Now you know more than most brokers. You know shopping track records is a waste of time. You know that there is no rational or even mystical way to “outperform.” You know that paying someone to outperform is pointless. (At least for you, the guy who gets paid likely thinks differently.) And you know that costs matter, quite a bit.
If you want to pay and advisor, that’s fine. Pay him or her for advice that you can use, like tax efficient vehicles, a good asset allocation program, making sure you stay on track, keeping you diversified and rebalanced appropriately. Do not trade, do not buy options, futures or any other derivative, do not pay ongoing fees unless you require a lot of monthly handholding. Then you should pay a nuisance fee of some sort because you’re being a nuisance.
BEWARE
Not all ETFs are cost efficient. Not all ETFs are merely proxies for unmanaged indexes. Lots of ETFs are merely mutual funds in disguise, trading, moving aound money, increasing expenses. I use index oriented funds with brand names. I ran the analyzer on the Claymore mid-cap growth ETF, I don’t know Claymore from a stump in the forest, and the expenses were worse than the mutual funds, twice as much as American’s and Vanguard’s on the funds in my example. I presume it was named after the Claymore mine, a particularly nasty device that remains concealed, like the fees in the fund. When the mine version goes off, it spreads shrapnel, killing or injuring anything in it's explosion path. The Claymore Fund works differently. It shreds your portfolio from inside. Think of it as a vampire that sucks just enough blood to keep itself fat while not actually killing the victim.
The FINRA mutual fund analyzer can save you from the ugly feeling investors get when they think they’ve bought into a good fund, but they just can’t seem to make any money.
It’s been a long slog through this blog. I thought the information important enough to justify the length.
Now, how to use the analyzer.

First go to www.finra.org (you may leave this page if you go there now, so you may want to read through to the end first, or open another screen and type in the FINRA website so you can refer back to these instructions.
On the top right is a tab that says “Investor Information” click it.
On the page that comes up, in the left column, it says “mutual funds” click it
You will see a selection that says “mutual fund and ETF expense analyzer” click it.
You will see a screen that lets you choose up to three funds. This is where you have to feed the beast in the order it wants to be fed.
Go to fund 1, in the dropdown, pick a fund family. I went to American Funds (there are several that start with American, just plain American funds.)
Click search. You do this so that the program can load all the American fund choices.

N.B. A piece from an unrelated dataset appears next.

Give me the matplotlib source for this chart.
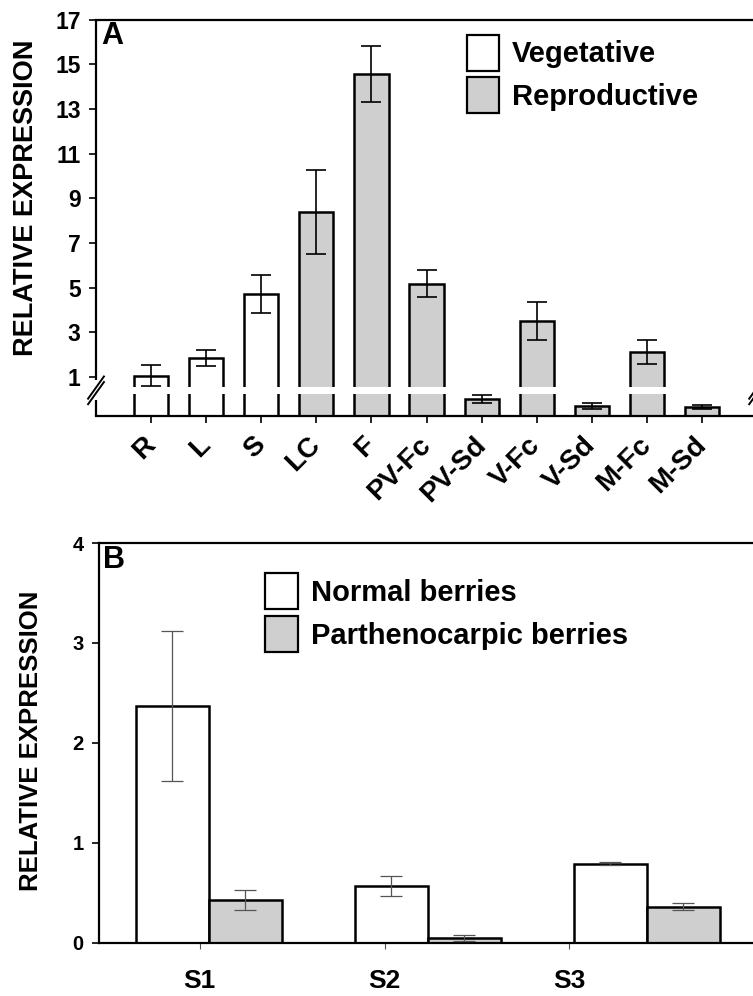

The drop down box beneath says ‘select a fund or share class.” click and scroll to the fund you want
I used Growth Fund of America, the “A” shares, click on the fund. Now your Fund 1 section should say American funds then Growth Fund of America.
You can enter two more funds if you wish, it’s not required. Of course you want to compare alternatives, so I went to Fund 2 and picked Vanguard Funds, then Vanguard Growth Equity Fund. Remember, you have to “select” Vanguard first, then make your choice of the Vanguard Fund you want. I used Vanguard because there is no load, or sales charge.
Finally I wanted to compare them in cost to an S&P 500 index, so for Fund 3 I picked ETF (which is the first choice in the fund list. Then I went to the ishares S&P 500 index fund. The standard index.
You’re almost done.
Enter your investment details, use any numbers you want.
I used $10,000
10% rate of return
10 years
I must lack imagination.
Click on “calculate my expenses.”
Up pops a report which explains how your $10,000 investment would do if each fund returned 10% for the time you selected, in my example 10 years.
Suffice it to say, the price you pay for the fund, both sales charge and internal management fees dramatically affects results. You can think it in your head, seeing it in color is an eye opener.